Look for the string "page" in the lines and copy each line that has it.

Given information:
-=-=-

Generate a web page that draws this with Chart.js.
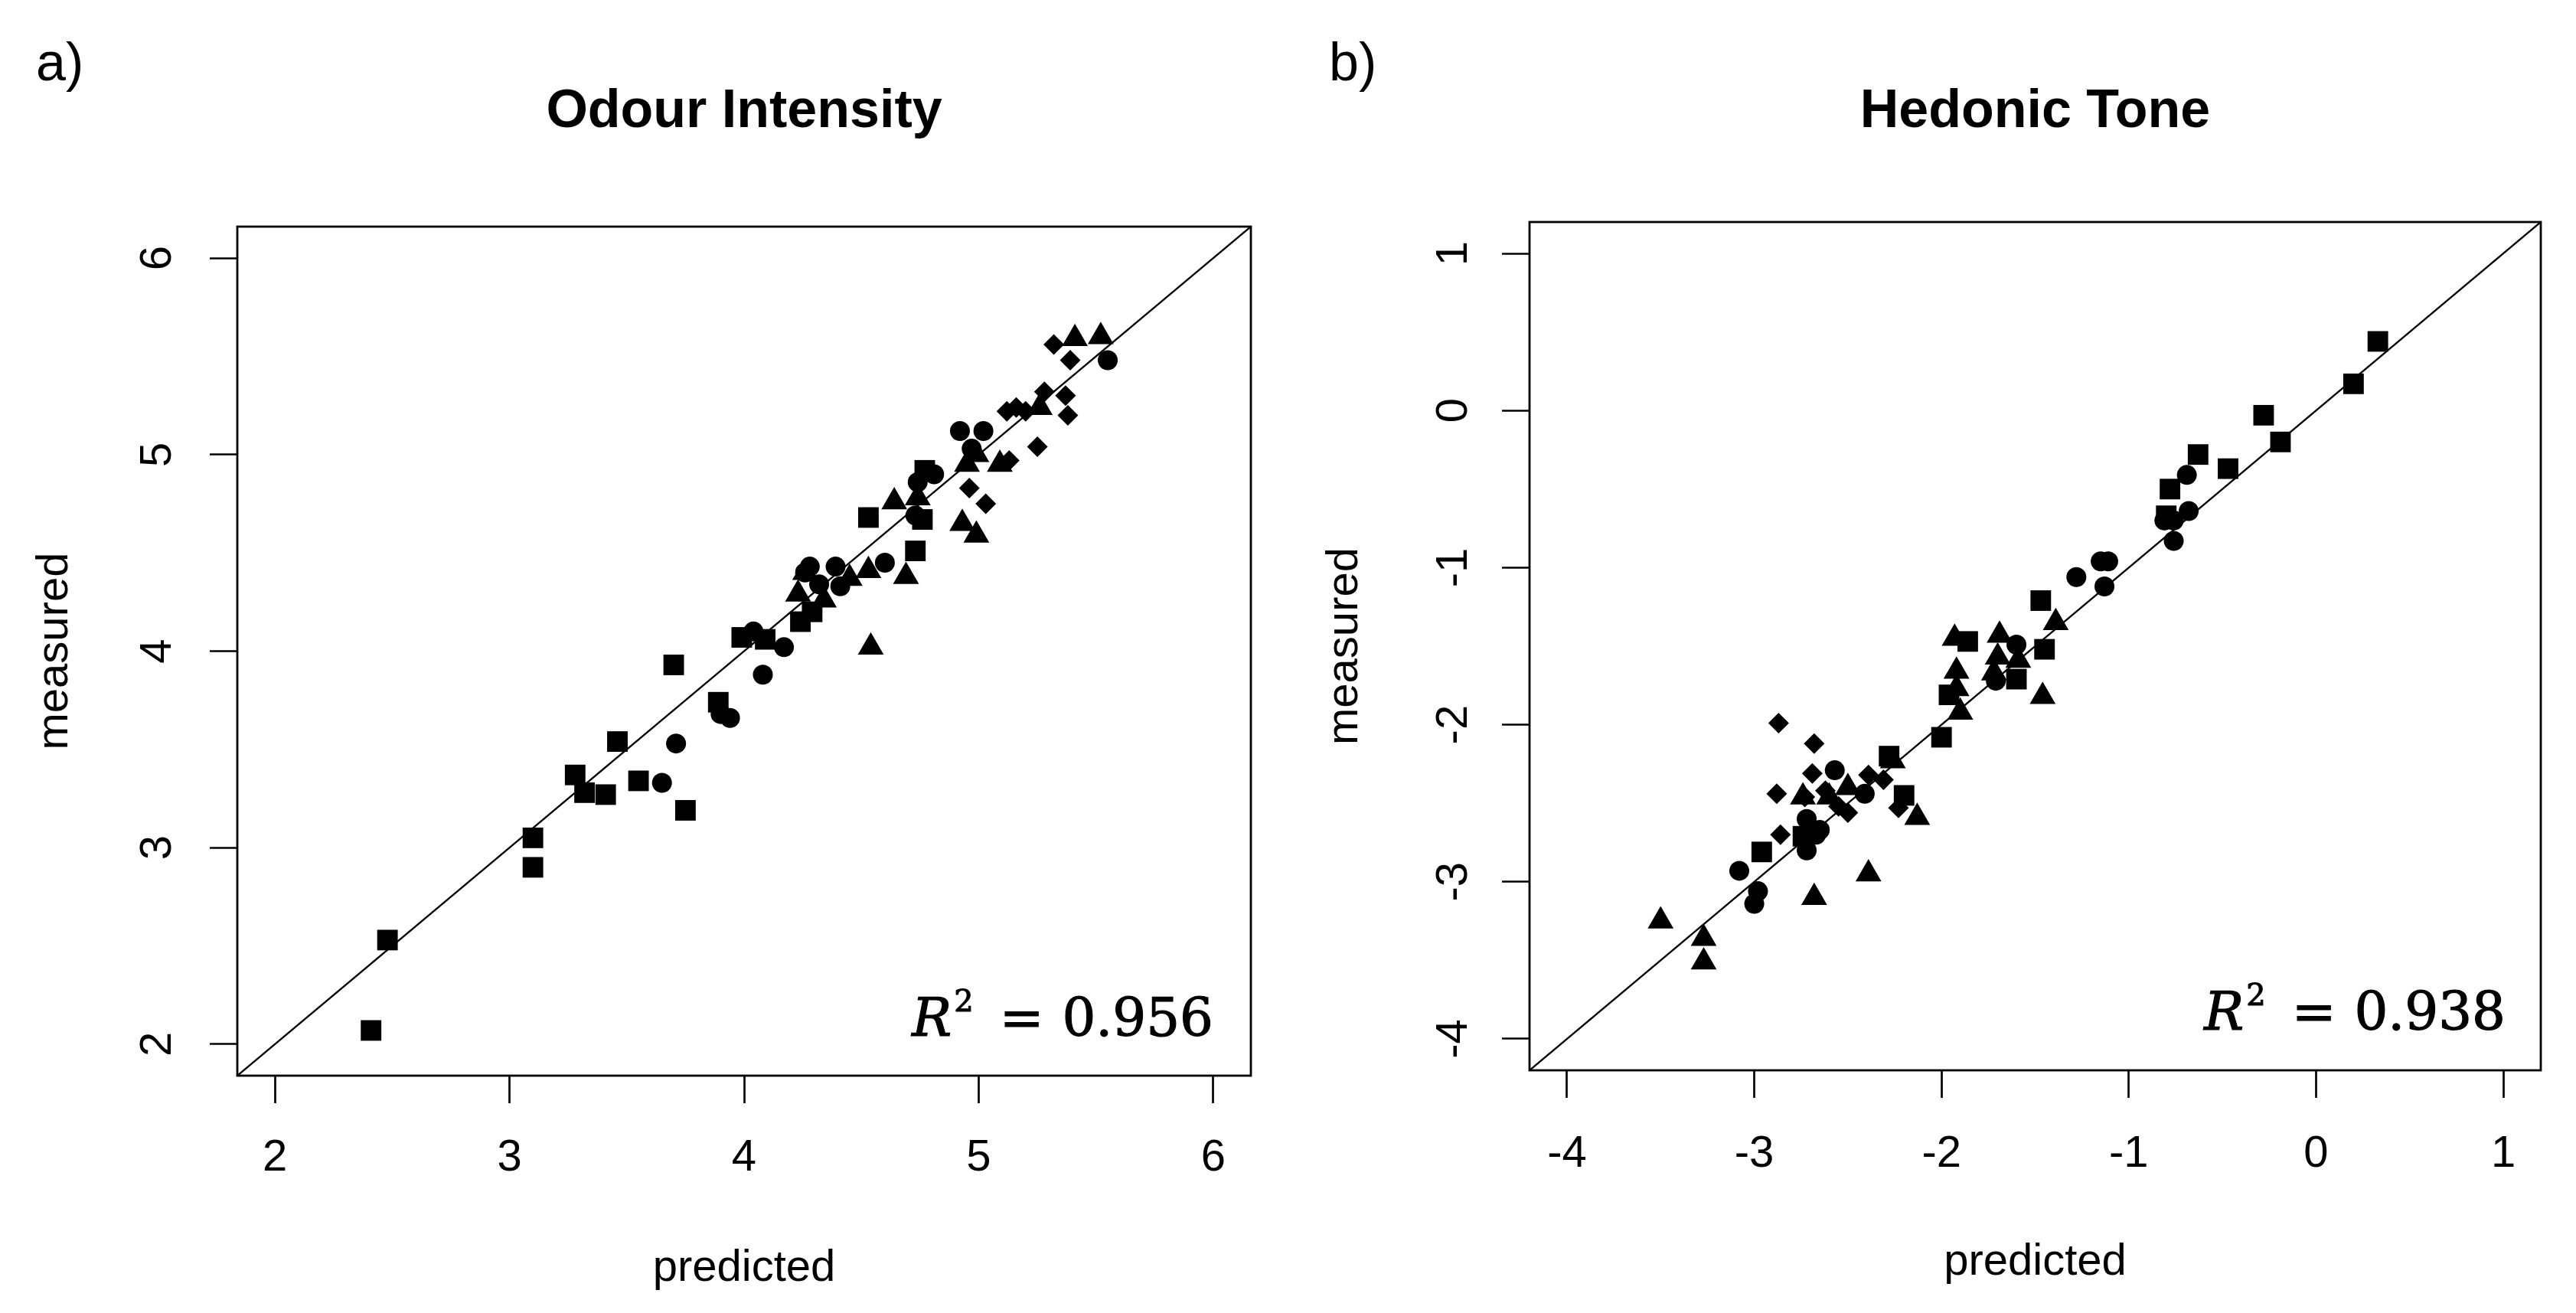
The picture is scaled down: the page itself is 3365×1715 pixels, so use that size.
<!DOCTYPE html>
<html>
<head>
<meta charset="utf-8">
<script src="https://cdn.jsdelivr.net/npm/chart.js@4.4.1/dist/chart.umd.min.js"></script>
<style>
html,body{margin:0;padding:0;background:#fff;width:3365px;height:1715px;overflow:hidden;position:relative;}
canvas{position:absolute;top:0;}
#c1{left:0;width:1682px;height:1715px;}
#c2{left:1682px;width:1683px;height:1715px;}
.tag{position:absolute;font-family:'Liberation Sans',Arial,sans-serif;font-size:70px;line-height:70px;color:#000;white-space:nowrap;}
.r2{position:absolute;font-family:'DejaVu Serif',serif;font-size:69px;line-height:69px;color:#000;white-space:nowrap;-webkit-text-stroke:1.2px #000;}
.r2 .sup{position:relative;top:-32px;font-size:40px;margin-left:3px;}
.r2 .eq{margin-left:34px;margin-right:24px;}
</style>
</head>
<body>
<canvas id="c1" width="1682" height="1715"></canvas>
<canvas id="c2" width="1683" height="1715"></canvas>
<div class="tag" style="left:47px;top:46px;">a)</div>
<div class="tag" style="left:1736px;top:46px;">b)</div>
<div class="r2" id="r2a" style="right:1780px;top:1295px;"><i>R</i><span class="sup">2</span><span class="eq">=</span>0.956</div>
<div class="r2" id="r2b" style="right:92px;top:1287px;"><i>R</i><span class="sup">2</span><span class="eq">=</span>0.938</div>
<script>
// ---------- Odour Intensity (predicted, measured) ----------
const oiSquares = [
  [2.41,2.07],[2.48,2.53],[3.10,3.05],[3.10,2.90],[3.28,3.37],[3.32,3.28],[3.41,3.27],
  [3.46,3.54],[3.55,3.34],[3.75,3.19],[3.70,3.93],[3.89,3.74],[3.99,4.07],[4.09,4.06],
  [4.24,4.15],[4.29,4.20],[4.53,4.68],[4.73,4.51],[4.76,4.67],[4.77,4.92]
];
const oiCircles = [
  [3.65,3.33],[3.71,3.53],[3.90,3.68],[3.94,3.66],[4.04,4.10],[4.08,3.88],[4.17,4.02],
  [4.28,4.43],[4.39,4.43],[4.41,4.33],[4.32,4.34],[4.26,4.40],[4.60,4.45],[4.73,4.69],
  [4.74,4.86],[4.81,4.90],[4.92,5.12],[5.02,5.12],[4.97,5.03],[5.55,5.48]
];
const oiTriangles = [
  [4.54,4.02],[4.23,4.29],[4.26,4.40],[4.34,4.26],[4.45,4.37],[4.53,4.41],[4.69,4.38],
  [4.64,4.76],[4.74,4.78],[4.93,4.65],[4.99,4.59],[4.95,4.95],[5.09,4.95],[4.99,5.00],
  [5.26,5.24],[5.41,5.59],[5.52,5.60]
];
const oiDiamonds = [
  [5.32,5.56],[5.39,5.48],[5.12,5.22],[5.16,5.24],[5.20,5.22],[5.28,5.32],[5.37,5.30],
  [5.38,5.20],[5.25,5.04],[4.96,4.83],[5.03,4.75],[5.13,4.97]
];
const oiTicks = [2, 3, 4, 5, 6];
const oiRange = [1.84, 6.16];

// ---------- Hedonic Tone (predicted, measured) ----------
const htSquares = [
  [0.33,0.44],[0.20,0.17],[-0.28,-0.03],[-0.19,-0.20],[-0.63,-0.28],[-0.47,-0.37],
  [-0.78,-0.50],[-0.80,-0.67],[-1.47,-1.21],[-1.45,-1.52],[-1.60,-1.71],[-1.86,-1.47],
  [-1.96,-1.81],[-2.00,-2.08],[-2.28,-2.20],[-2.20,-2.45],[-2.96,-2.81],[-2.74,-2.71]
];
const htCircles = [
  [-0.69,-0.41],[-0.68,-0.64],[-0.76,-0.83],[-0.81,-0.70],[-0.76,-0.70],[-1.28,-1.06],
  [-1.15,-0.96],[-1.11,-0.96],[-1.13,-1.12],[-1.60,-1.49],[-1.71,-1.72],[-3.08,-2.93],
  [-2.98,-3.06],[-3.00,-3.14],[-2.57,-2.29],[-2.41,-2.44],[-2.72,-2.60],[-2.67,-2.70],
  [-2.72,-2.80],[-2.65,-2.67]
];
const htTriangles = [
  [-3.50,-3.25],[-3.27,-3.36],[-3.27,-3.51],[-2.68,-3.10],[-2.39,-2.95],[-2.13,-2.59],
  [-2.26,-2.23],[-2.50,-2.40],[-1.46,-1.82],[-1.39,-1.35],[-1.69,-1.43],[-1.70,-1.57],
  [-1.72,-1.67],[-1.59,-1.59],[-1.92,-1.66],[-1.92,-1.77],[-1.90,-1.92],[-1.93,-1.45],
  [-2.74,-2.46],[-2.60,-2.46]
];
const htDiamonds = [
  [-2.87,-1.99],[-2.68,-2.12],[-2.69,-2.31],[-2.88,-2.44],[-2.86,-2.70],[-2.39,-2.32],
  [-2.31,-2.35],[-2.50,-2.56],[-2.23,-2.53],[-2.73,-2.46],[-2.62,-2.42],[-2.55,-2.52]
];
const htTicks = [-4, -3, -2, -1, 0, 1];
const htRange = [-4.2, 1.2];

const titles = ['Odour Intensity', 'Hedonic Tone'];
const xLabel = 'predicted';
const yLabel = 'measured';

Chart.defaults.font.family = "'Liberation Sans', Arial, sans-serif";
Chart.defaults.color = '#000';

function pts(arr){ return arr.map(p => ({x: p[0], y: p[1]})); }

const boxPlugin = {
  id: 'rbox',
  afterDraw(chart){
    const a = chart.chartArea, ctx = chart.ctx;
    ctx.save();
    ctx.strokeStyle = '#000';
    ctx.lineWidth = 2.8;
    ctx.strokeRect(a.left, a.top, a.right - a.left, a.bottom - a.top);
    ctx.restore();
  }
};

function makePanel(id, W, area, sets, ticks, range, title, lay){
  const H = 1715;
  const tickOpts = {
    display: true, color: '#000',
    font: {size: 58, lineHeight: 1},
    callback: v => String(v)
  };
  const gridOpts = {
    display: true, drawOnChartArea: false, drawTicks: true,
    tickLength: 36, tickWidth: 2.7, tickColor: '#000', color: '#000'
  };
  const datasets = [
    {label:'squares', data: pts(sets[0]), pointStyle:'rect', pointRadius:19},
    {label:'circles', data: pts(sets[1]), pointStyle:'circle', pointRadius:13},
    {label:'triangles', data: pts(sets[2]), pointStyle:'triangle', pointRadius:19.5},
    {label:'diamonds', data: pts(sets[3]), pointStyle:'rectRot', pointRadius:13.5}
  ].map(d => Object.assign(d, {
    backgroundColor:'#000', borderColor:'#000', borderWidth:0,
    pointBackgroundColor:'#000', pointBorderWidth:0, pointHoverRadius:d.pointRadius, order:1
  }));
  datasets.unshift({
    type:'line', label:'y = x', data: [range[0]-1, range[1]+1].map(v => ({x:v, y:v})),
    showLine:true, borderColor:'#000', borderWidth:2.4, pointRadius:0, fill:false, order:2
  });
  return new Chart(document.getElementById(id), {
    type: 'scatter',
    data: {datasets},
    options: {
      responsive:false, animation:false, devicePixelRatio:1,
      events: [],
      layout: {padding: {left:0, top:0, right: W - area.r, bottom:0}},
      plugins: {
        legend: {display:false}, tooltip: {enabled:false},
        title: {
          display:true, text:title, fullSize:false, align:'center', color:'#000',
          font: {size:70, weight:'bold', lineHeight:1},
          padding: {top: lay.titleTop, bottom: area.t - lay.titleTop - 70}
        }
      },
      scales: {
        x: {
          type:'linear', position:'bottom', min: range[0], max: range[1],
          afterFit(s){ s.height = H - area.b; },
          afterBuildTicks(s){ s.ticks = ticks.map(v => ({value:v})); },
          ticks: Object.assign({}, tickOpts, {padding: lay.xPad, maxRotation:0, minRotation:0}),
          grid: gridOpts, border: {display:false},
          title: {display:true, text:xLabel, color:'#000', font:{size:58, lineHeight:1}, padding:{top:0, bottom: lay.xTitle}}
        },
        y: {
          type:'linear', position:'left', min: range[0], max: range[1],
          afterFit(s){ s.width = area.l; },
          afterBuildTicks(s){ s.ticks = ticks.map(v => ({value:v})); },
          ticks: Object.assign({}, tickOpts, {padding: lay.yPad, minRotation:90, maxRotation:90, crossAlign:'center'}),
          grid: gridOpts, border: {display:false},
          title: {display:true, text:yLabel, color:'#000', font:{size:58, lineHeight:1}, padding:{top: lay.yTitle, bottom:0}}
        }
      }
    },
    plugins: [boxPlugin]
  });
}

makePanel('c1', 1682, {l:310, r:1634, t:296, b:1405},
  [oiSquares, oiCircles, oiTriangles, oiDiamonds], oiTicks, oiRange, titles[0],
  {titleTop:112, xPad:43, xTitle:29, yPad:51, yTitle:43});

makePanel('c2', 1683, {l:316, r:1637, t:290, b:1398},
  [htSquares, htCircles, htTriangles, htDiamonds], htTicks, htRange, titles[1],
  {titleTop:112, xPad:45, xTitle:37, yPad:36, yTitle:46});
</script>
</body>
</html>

-=-=-

Result for this exercise:
Generate a web page that draws this with Chart.js.
The picture is scaled down: the page itself is 3365×1715 pixels, so use that size.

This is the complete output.